Gadaffi

#1
Imagine being the Libyan Leaders bodyguard!

When someone tries to shoot him and you have to shout “Gadaffi Duck” you’d feel like a real Walt…….
 
#2
Someone on here came out with that quip several days ago. What is more, they followed it up with "That's all folks!"
 

B_AND_T

MIA
Book Reviewer
#3
You waited 2 years and that's your first post!!!!! Don't rush back.
 
#9
B&T said:
IssacHunt said:
Don't be such a sour faced miserable cunt, he might just post something more funny soon...
'
You rang???
He said sour faced miserable cunt, so sod off; we'll wait for western thank you very much!
 

B_AND_T

MIA
Book Reviewer
#12
He said sour faced miserable cunt, so sod off; we'll wait for western thank you very much!
Why should he have the monopoly???
 
#13
'I'm in the pub, the beer is great, and at 70 pence per pint too...' Sounds as though you are in Prague, you are certainly not in Weatherspoons!
 
#14
You waited 2 years and that's your first post!!!!! Don't rush back.
Lol your last comment was about as much use as a Chocolate Fireguard, switch the computer off and get a REAL LIFE…….
What is it they say about sarcasm “lowest form of wit lol I think so!
Maybe I’m wrong (surely not) is this and after dinner ritual “ ok Mildred it’s 7pm lets log on to the forum and slate some posts, were almost up to 7 million now. You scan the Recruitment thread and I will scan the jokes, it’s always good for a quirky repost.”


Jill………..
 

B_AND_T

MIA
Book Reviewer
#15
Lol your last comment was about as much use as a Chocolate Fireguard, switch the computer off and get a REAL LIFE…….
What is it they say about sarcasm “lowest form of wit lol I think so!
Maybe I’m wrong (surely not) is this and after dinner ritual “ ok Mildred it’s 7pm lets log on to the forum and slate some posts, were almost up to 7 million now. You scan the Recruitment thread and I will scan the jokes, it’s always good for a quirky repost.”


Jill………..
Good morning Jill!!

Sarcasm the lowest form of wit!!!! Judging by your jokes I am glad I have at least a little bit.

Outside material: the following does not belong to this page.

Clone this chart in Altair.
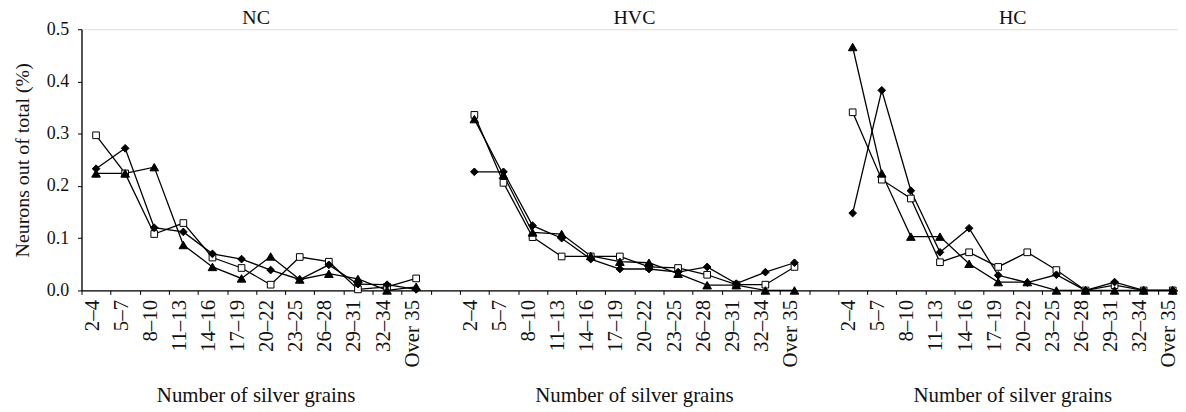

Not sure about the after dinner comment though, I posted that in the morning. Also my wife is not called Mildred, her name is Mavis and used to be a truck driver from Sheffield called Dave.

As for having no life you are absolutely correct. I am a girly clerk working for mostly dickheads.

I will take your advice and read the recruitment threads and you continue to nosh off tramps in the park for dog biscuits.